Sempre chega o dia de irmos embora deste mundo sem que se saiba nem por que, nem para onde. E, mesmo que isso seja recorrente e corriqueiro, é-nos difícil aceitar que aqueles com quem convivemos, de um momento para outro, transformem-se em ausência. Nos últimos dias, tivemos que dar adeus para alguns expoentes da nossa cultura popular. Figuras cuja contribuição há de percorrer os tempos: Carlos Catuípe, Giba Giba e Nico Nicolaiewsky.
O primeiro, junto com Ivo Ladislau principalmente, recuperou a vitalidade da herança afro-açoriana do litoral gaúcho. Seus maçambiques, quicumbis e cantigas praieiras trouxeram para nossos palcos algo além do gaúcho homem do campo. Catuípe cantou (cantará!) o pescador e sua paisagem, suas crenças, seus amores, a riqueza de um folclore que, sem a generosidade de sua percepção, tenderia ao esquecimento. Suas canções conferiram novos padrões estéticos aos festivais rio-grandenses, principalmente à Moenda de Santo Antônio da Patrulha e à Tafona de Osório.
O Giba, como aquele pintor da lenda japonesa, perdia-se na beleza do quadro que ia pintando.
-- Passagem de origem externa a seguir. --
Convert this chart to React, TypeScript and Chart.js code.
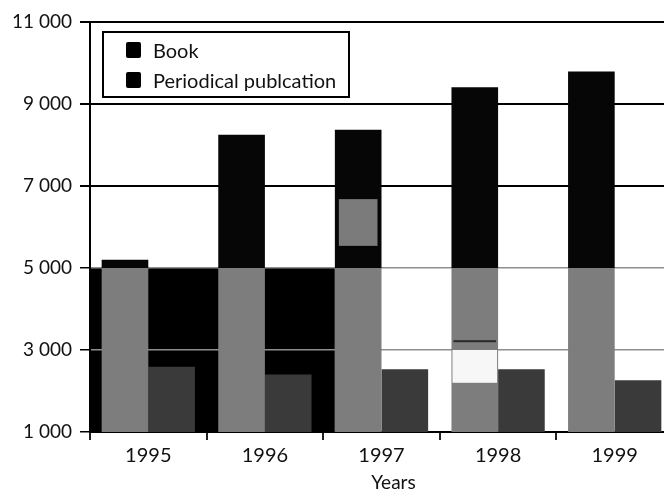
import React, { useEffect, useRef } from "react";
import { Chart, registerables } from "chart.js";

Chart.register(...registerables);

// ---- data ----
const years = ["1995", "1996", "1997", "1998", "1999"];
const bookValues = [5200, 8250, 8370, 9410, 9790];
const periodicalValues = [2590, 2400, 2530, 2530, 2260];
const seriesLabels = ["Book", "Periodical publcation"];
const yTickValues = [1000, 3000, 5000, 7000, 9000, 11000];
const yTickLabels = ["1 000", "3 000", "5 000", "7 000", "9 000", "11 000"];
const xAxisTitle = "Years";
// value below which the Book bars print grey in the reference scan
const bookShadeBelow = [5000];
// dark band behind the first two years, between these values
const darkBandFrom = [1000];
const darkBandTo = [5000];
// blemishes of the scan painted on Book bars: bar index, value from, value to
const blemishBar = [2, 3, 3];
const blemishFrom = [5540, 2200, 3190];
const blemishTo = [6680, 3000, 3240];

// ---- styles ----
const FONT = "Lato, 'Open Sans', sans-serif";
const BOOK_DARK = "#060606";
const BOOK_GREY = "#7d7d7d";
const PERIODICAL = "#3a3a3a";
const GRID_GREY = "#8e8e8e";
const blemishStyle = [
  { color: "#7b7b7b", inset: 4 },
  { color: "#f7f7f7", inset: 1 },
  { color: "#2a2a2a", inset: 2 },
];

const darkBandPlugin = {
  id: "darkBand",
  beforeDraw(chart: any) {
    const { ctx, chartArea } = chart;
    const meta = chart.getDatasetMeta(0);
    const el = meta.data[2];
    if (!el) return;
    const { x, width } = el.getProps(["x", "width"], true);
    const y = chart.scales.y;
    const top = y.getPixelForValue(darkBandTo[0]);
    const bottom = y.getPixelForValue(darkBandFrom[0]);
    ctx.save();
    ctx.fillStyle = "#000";
    ctx.fillRect(chartArea.left, top, x - width / 2 - chartArea.left, bottom - top);
    ctx.restore();
  },
};

const blemishPlugin = {
  id: "blemish",
  afterDatasetsDraw(chart: any) {
    const { ctx } = chart;
    const meta = chart.getDatasetMeta(0);
    const y = chart.scales.y;
    ctx.save();
    blemishBar.forEach((bi, i) => {
      const el = meta.data[bi];
      if (!el) return;
      const { x, width } = el.getProps(["x", "width"], true);
      const st = blemishStyle[i];
      const t = y.getPixelForValue(blemishTo[i]);
      const b = y.getPixelForValue(blemishFrom[i]);
      ctx.fillStyle = st.color;
      ctx.fillRect(x - width / 2 + st.inset, t, width - 2 * st.inset, b - t);
    });
    ctx.restore();
  },
};

const boxLegendPlugin = {
  id: "boxLegend",
  afterDraw(chart: any) {
    const { ctx, chartArea } = chart;
    const bx = chartArea.left + 13;
    const by = chartArea.top + 10;
    const bw = 246;
    const bh = 65;
    ctx.save();
    ctx.fillStyle = "#fff";
    ctx.fillRect(bx, by, bw, bh);
    ctx.strokeStyle = "#000";
    ctx.lineWidth = 2;
    ctx.strokeRect(bx, by, bw, bh);
    ctx.font = `20px ${FONT}`;
    ctx.textBaseline = "alphabetic";
    ctx.textAlign = "left";
    seriesLabels.forEach((label, i) => {
      ctx.fillStyle = "#000";
      ctx.beginPath();
      (ctx as any).roundRect
        ? (ctx as any).roundRect(bx + 23, by + 10 + i * 30, 15, 16, 2)
        : ctx.rect(bx + 23, by + 10 + i * 30, 15, 16);
      ctx.fill();
      ctx.fillStyle = "#111";
      ctx.fillText(label, bx + 50, by + 26 + i * 30);
    });
    ctx.restore();
  },
};

const xTitlePlugin = {
  id: "xTitle",
  afterDraw(chart: any) {
    const { ctx } = chart;
    const xs = chart.scales.x;
    ctx.save();
    ctx.font = `19px ${FONT}`;
    ctx.fillStyle = "#111";
    ctx.textAlign = "center";
    ctx.textBaseline = "alphabetic";
    ctx.fillText(xAxisTitle, xs.getPixelForValue(2) + 12, chart.height - 3);
    ctx.restore();
  },
};

export default function App() {
  const ref = useRef<HTMLCanvasElement>(null);

  useEffect(() => {
    if (!ref.current) return;
    const chart = new Chart(ref.current, {
      type: "bar",
      data: {
        labels: years,
        datasets: [
          {
            label: seriesLabels[0],
            data: bookValues,
            backgroundColor: (c: any) => {
              const ch = c.chart;
              const area = ch.chartArea;
              if (!area) return BOOK_DARK;
              const p = ch.scales.y.getPixelForValue(bookShadeBelow[0]);
              const t = Math.min(1, Math.max(0, (p - area.top) / (area.bottom - area.top)));
              const g = ch.ctx.createLinearGradient(0, area.top, 0, area.bottom);
              g.addColorStop(0, BOOK_DARK);
              g.addColorStop(t, BOOK_DARK);
              g.addColorStop(t, BOOK_GREY);
              g.addColorStop(1, BOOK_GREY);
              return g;
            },
            borderWidth: 0,
            categoryPercentage: 0.8,
            barPercentage: 1.0,
          },
          {
            label: seriesLabels[1],
            data: periodicalValues,
            backgroundColor: PERIODICAL,
            borderWidth: 0,
            categoryPercentage: 0.8,
            barPercentage: 1.0,
          },
        ],
      },
      options: {
        animation: false,
        responsive: false,
        devicePixelRatio: 1,
        layout: { padding: { top: 22, left: 0, right: 0, bottom: 0 } },
        plugins: {
          legend: { display: false },
          title: { display: false },
          tooltip: { enabled: false },
        },
        scales: {
          x: {
            afterFit: (s: any) => {
              s.height = 60;
            },
            grid: {
              offset: true,
              drawOnChartArea: false,
              drawTicks: true,
              tickLength: 8,
              color: "#222",
              lineWidth: 2,
            },
            border: { display: true, color: "#000", width: 2 },
            ticks: {
              font: { family: FONT, size: 20 },
              color: "#111",
              padding: 4,
            },
          },
          y: {
            min: 1000,
            max: 11000,
            afterFit: (s: any) => {
              s.width = 90;
            },
            afterBuildTicks: (s: any) => {
              s.ticks = yTickValues.map((v) => ({ value: v }));
            },
            grid: {
              color: (c: any) =>
                c.tick && (c.tick.value >= 7000 || c.tick.value <= 1000) ? "#000" : GRID_GREY,
              lineWidth: (c: any) => (c.tick && c.tick.value >= 7000 ? 2 : 1.5),
              tickColor: "#000",
              tickLength: 10,
              drawTicks: true,
            },
            border: { display: true, color: "#000", width: 2 },
            ticks: {
              font: { family: FONT, size: 19 },
              color: "#111",
              padding: 8,
              callback: (_v: any, i: number) => yTickLabels[i],
            },
          },
        },
      },
      plugins: [darkBandPlugin, blemishPlugin, boxLegendPlugin, xTitlePlugin],
    } as any);
    return () => chart.destroy();
  }, []);

  return (
    <div
      style={{
        position: "fixed",
        left: 0,
        top: 0,
        width: 664,
        height: 492,
        overflow: "hidden",
        background: "#fff",
      }}
    >
      <canvas ref={ref} width={673} height={492} style={{ width: 673, height: 492, display: "block" }} />
    </div>
  );
}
Como orgulhosamente se reconhecia, teceu sua obra cardando as lãs da sua condição: a negritude! Fundou escola de samba, trouxe à cena o sopapo - instrumento de percussão inaugural - e compôs canções que hoje embalam os ventos e os corações: "...uma cidade, um país, um lugarejo..." (com Wanderlei Falkenberg). Venceu o Musicanto Sul-Americano de Nativismo (Santa Rosa) com a canção Beirando o Rio.
Nico Nicolaiewsky, além do enorme sucesso com o Tangos & Tragédias, abriu, com sua música e seu canto, uma senda para sempre iluminada. Sensível e arguto, certa feita disse: "...sou porto-alegrense como a minha música. O fato de minha música ser gaúcha não a exclui do Brasil; pelo contrário, a minha regionalidade é universal." Dessa forma o encontro do Musical Saracura (Nico, Sílvio Marques, Flávio Chaminé e Fernando Pezão) com Mário Barbará produz no início do anos 1980 uma das mais instigantes manifestações da nossa música regional.
Foram-se os três em menos de 40 dias deste sufocante calor do ano recém-começado. E, no rasgo da ausência, por dentro dela é que permanecerão: mestres da cultura de um povo!